■ **EXERCISE AIM**:
Shown below is a listing with pictures; reproduce exactly, and only, the lines between the ones containing "Clone this chart in Apache ECharts." and "const tsyncLow = 1.0, tsyncHigh", inclusive, leaving the pictures out.

■ **SOURCE RECORDS**:
=======

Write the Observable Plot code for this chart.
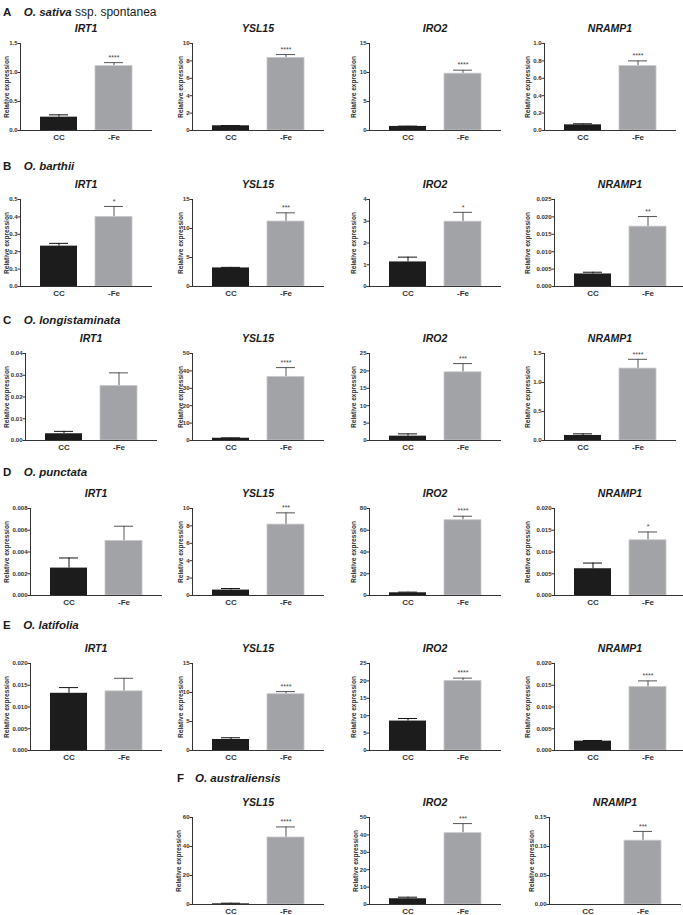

=======

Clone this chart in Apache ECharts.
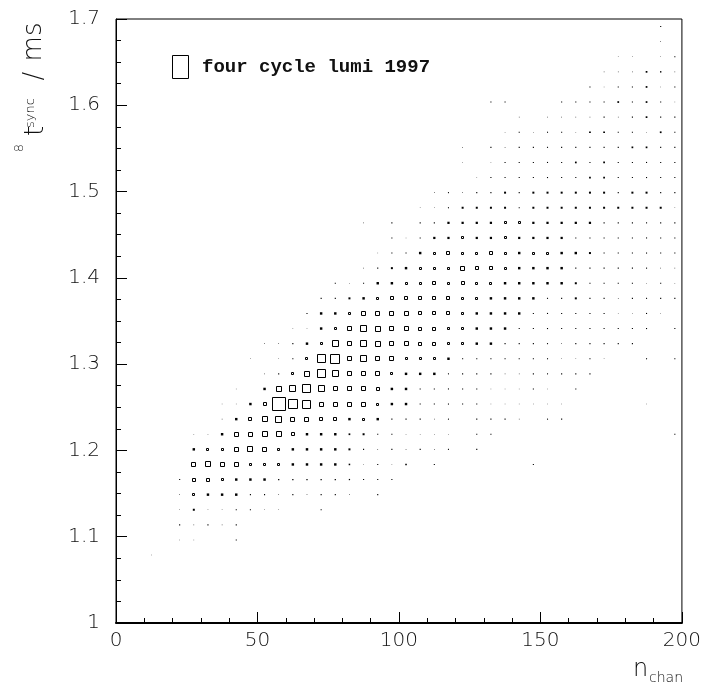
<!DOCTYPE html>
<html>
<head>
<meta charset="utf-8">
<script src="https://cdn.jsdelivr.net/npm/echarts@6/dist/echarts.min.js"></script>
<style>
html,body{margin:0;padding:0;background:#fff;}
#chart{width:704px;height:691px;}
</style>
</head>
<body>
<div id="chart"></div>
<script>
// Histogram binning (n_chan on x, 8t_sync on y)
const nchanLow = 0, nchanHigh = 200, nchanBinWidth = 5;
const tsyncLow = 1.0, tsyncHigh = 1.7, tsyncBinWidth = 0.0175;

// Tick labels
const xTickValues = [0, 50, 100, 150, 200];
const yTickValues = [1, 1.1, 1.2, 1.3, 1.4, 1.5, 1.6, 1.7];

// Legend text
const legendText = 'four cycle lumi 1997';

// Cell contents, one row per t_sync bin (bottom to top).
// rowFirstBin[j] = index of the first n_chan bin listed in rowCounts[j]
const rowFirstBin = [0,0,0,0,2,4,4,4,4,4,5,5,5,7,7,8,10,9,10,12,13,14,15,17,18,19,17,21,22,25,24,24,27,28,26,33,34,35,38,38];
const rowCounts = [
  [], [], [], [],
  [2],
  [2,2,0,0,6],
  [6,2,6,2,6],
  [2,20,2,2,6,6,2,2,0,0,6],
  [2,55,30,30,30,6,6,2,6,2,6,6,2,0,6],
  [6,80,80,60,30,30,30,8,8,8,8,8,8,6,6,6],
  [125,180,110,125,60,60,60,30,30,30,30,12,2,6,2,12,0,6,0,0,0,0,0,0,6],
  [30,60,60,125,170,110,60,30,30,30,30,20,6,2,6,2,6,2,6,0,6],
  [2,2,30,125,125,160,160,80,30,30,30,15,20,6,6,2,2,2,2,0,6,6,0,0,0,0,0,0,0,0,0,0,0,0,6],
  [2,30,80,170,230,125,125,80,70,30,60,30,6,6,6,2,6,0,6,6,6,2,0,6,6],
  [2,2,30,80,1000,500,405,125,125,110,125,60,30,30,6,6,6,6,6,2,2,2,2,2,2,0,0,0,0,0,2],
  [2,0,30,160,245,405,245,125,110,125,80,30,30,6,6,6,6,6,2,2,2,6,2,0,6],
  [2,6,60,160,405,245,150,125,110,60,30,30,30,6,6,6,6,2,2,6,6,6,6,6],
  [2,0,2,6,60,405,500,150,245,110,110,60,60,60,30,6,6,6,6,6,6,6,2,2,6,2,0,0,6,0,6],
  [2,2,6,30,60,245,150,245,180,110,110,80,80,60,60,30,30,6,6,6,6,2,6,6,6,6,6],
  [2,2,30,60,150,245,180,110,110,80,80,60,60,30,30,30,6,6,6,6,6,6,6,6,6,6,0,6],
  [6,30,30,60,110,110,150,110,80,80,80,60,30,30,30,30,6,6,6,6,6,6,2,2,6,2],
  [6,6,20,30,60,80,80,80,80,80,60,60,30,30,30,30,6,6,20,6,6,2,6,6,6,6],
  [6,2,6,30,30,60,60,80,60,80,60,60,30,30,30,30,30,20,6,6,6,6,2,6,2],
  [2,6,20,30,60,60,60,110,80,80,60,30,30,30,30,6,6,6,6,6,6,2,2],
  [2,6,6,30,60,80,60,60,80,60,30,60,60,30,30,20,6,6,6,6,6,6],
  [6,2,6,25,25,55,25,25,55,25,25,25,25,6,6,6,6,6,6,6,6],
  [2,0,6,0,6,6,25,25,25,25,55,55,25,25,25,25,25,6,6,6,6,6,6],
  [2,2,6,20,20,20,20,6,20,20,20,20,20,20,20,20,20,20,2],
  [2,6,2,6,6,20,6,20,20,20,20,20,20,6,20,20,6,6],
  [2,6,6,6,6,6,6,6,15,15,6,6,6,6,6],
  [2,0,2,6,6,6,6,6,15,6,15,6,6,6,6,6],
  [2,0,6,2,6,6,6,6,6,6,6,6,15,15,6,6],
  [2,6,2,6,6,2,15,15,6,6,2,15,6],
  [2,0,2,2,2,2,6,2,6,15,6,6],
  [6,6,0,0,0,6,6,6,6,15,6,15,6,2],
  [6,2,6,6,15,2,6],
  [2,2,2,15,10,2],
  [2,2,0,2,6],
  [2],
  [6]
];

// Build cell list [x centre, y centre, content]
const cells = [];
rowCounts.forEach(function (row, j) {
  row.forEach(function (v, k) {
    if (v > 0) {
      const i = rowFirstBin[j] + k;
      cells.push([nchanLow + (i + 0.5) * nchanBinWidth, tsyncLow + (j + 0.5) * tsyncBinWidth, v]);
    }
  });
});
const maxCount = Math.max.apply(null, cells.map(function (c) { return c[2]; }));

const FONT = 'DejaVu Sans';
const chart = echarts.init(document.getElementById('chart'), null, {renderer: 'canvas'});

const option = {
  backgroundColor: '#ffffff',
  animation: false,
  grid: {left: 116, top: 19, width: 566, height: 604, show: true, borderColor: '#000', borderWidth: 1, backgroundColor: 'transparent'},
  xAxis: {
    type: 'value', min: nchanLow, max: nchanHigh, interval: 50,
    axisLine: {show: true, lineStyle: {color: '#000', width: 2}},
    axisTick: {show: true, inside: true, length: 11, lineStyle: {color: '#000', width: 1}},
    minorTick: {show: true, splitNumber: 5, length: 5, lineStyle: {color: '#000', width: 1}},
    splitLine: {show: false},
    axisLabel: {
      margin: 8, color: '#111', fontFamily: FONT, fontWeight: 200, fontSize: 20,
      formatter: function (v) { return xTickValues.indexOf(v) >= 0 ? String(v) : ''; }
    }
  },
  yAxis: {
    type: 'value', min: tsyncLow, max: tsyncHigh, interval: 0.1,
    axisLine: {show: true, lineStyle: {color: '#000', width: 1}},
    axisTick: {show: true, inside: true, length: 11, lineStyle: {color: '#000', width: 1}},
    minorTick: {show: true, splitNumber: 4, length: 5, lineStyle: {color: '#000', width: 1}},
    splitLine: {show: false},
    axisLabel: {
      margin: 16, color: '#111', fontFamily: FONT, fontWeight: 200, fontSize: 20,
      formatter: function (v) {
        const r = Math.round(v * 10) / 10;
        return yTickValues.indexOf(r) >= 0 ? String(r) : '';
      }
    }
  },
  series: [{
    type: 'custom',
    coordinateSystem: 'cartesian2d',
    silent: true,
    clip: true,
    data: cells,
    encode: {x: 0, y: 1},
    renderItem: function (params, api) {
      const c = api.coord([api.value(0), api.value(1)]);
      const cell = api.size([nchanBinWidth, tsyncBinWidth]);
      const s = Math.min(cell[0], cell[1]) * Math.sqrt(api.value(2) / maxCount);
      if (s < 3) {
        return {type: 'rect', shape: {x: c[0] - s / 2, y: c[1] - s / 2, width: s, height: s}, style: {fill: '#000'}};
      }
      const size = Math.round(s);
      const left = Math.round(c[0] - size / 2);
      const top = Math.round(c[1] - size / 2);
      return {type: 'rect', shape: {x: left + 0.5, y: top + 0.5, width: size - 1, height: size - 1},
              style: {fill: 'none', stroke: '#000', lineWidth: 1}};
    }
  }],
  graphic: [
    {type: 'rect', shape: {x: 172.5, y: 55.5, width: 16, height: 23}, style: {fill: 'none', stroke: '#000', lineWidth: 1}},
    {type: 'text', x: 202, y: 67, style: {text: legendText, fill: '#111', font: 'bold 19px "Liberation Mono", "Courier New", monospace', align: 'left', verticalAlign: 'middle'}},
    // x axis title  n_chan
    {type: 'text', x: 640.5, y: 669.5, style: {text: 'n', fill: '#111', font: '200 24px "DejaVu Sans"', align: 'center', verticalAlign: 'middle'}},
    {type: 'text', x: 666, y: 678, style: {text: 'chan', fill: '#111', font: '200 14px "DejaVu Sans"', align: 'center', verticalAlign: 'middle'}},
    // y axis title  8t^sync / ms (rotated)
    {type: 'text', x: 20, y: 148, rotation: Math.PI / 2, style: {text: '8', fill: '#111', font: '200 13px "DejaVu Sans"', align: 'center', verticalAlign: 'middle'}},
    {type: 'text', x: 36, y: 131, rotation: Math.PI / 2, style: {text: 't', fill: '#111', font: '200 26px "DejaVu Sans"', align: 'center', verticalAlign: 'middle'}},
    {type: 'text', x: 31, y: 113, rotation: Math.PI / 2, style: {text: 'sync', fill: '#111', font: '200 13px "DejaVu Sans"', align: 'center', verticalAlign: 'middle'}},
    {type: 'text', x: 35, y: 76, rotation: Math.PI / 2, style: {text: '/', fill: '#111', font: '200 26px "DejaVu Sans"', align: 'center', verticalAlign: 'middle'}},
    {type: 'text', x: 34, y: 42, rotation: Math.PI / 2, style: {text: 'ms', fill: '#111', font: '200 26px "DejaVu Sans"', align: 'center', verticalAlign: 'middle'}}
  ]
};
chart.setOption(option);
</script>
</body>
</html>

=======

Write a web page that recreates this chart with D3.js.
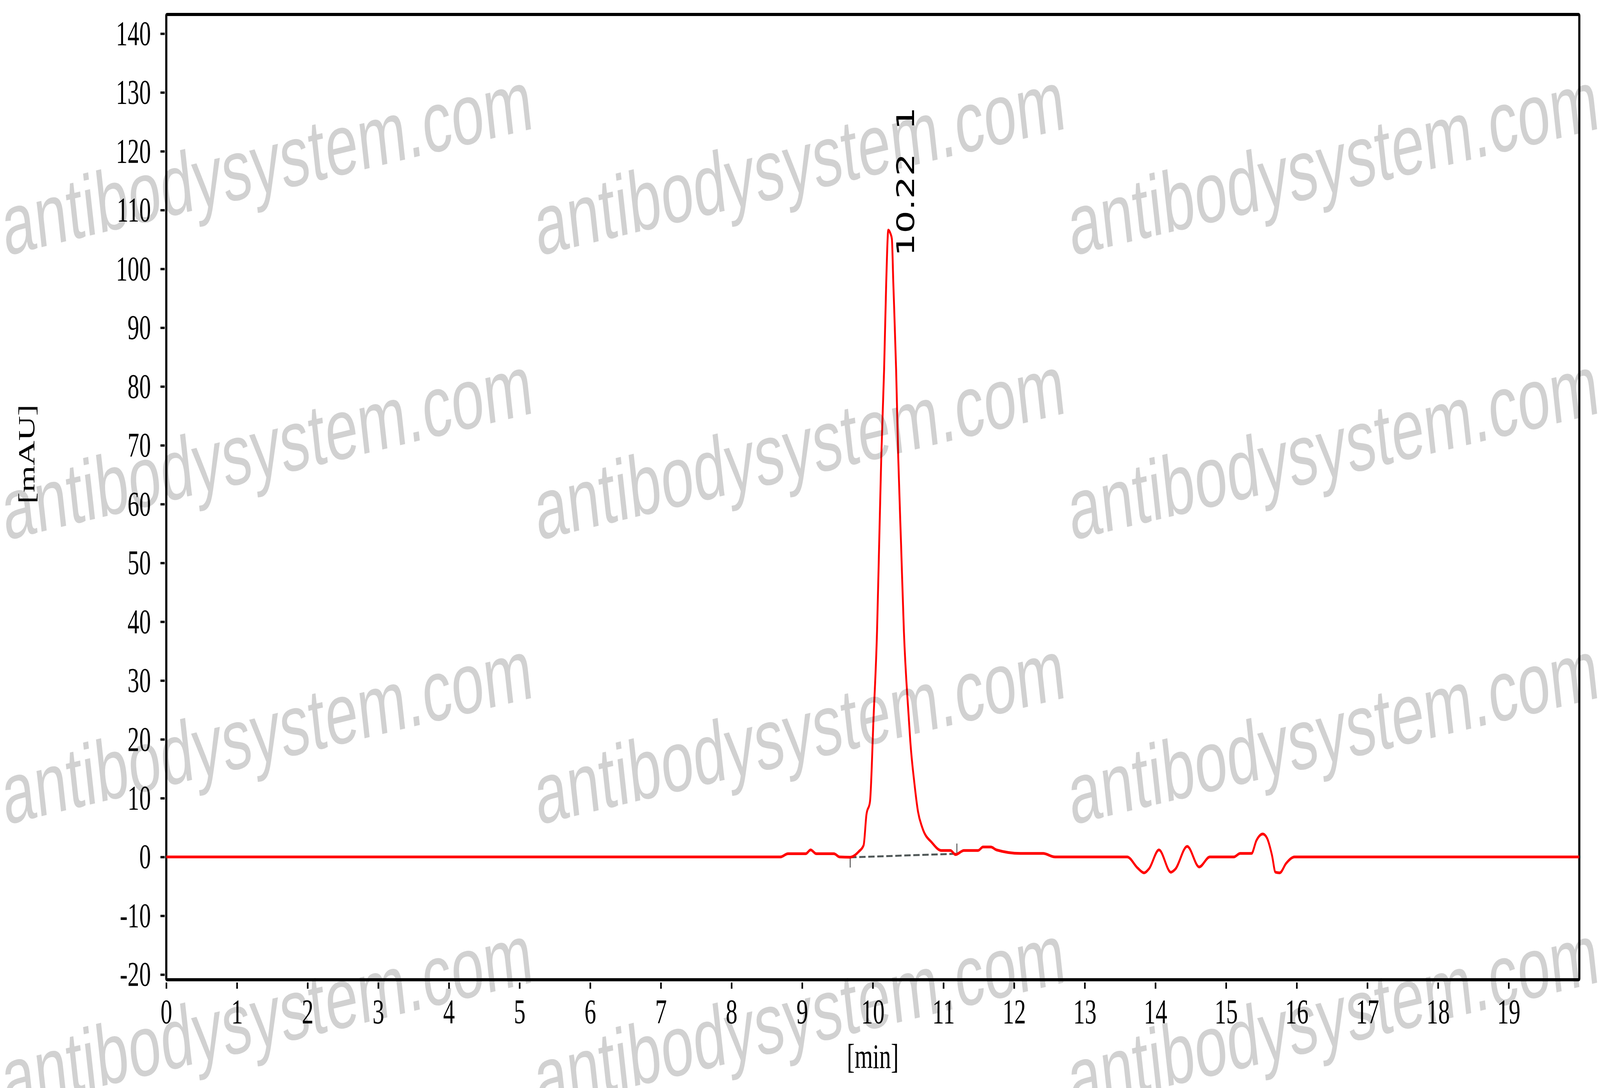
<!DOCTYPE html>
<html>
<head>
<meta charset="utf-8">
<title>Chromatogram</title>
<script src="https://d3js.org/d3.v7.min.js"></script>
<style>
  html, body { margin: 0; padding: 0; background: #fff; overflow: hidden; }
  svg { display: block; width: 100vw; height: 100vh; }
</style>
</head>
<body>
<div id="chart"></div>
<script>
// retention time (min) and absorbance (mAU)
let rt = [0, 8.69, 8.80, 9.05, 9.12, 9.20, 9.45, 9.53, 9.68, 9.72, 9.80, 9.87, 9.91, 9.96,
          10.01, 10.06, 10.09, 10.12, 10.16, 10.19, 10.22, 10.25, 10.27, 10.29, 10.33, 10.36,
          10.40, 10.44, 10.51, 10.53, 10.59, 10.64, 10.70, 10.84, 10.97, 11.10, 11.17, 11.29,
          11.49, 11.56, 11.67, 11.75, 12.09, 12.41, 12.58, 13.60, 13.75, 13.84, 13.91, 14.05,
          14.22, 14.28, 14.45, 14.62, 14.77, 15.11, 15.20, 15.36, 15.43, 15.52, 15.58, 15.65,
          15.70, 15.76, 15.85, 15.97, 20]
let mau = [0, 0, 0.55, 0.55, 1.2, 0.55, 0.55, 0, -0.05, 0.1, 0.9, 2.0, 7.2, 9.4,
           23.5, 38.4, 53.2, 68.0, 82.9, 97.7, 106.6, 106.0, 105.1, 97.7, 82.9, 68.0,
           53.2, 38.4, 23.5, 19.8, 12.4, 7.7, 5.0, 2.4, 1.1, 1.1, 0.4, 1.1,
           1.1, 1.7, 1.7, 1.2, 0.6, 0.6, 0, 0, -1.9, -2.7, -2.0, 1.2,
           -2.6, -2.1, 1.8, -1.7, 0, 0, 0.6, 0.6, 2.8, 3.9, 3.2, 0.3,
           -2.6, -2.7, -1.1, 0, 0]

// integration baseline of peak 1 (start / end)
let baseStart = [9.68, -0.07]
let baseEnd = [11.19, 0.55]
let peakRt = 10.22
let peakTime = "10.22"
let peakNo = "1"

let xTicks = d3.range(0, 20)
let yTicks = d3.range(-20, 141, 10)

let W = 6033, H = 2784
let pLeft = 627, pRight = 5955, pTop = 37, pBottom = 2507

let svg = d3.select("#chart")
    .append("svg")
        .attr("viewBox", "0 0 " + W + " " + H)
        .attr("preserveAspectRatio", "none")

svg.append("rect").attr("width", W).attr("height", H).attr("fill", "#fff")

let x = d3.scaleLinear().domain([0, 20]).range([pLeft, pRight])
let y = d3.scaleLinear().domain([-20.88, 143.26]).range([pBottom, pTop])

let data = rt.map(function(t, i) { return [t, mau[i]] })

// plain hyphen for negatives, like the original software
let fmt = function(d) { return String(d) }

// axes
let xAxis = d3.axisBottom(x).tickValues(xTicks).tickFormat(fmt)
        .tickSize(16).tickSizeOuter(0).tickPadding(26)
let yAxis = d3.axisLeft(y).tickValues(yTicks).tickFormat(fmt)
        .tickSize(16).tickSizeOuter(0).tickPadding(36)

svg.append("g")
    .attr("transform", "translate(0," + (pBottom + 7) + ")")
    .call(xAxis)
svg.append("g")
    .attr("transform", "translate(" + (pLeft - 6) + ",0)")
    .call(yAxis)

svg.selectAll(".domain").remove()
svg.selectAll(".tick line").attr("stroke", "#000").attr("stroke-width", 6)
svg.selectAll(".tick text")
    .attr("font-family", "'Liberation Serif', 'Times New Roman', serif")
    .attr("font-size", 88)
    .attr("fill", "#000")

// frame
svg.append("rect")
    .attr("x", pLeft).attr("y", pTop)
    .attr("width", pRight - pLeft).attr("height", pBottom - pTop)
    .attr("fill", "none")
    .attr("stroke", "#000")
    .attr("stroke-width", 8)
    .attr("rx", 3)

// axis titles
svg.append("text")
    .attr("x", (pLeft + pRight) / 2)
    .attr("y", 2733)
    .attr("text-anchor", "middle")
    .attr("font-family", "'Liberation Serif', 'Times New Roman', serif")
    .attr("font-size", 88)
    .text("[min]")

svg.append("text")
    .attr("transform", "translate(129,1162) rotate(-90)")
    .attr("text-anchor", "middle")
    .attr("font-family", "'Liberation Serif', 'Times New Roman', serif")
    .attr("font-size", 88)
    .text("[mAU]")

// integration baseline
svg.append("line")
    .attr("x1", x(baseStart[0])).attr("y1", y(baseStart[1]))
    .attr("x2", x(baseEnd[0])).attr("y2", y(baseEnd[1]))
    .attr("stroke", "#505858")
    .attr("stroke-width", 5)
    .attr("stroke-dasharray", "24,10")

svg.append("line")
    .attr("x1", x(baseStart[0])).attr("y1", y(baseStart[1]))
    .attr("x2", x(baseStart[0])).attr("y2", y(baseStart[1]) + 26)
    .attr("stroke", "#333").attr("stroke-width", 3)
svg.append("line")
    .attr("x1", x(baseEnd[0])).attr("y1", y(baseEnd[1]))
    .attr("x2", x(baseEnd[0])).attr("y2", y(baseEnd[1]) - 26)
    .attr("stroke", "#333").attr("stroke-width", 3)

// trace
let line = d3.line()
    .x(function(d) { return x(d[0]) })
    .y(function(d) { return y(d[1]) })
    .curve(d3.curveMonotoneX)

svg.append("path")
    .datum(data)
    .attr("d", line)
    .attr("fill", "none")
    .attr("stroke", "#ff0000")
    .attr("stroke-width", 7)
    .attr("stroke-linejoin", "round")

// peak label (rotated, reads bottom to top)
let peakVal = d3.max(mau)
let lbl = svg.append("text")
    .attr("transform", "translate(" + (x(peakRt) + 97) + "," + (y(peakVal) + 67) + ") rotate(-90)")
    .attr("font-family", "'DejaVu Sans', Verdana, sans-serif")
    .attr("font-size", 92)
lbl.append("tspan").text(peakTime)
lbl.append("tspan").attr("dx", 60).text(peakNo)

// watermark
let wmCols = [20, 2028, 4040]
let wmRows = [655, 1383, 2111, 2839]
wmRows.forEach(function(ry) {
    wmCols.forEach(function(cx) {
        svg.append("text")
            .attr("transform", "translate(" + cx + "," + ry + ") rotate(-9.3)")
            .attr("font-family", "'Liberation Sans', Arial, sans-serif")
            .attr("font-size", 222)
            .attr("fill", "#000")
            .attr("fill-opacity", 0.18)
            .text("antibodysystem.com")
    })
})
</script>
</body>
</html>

=======

■ **OUTPUT OF THE TASK**:
Clone this chart in Apache ECharts.
<!DOCTYPE html>
<html>
<head>
<meta charset="utf-8">
<script src="https://cdn.jsdelivr.net/npm/echarts@6/dist/echarts.min.js"></script>
<style>
html,body{margin:0;padding:0;background:#fff;}
#chart{width:704px;height:691px;}
</style>
</head>
<body>
<div id="chart"></div>
<script>
// Histogram binning (n_chan on x, 8t_sync on y)
const nchanLow = 0, nchanHigh = 200, nchanBinWidth = 5;
const tsyncLow = 1.0, tsyncHigh = 1.7, tsyncBinWidth = 0.0175;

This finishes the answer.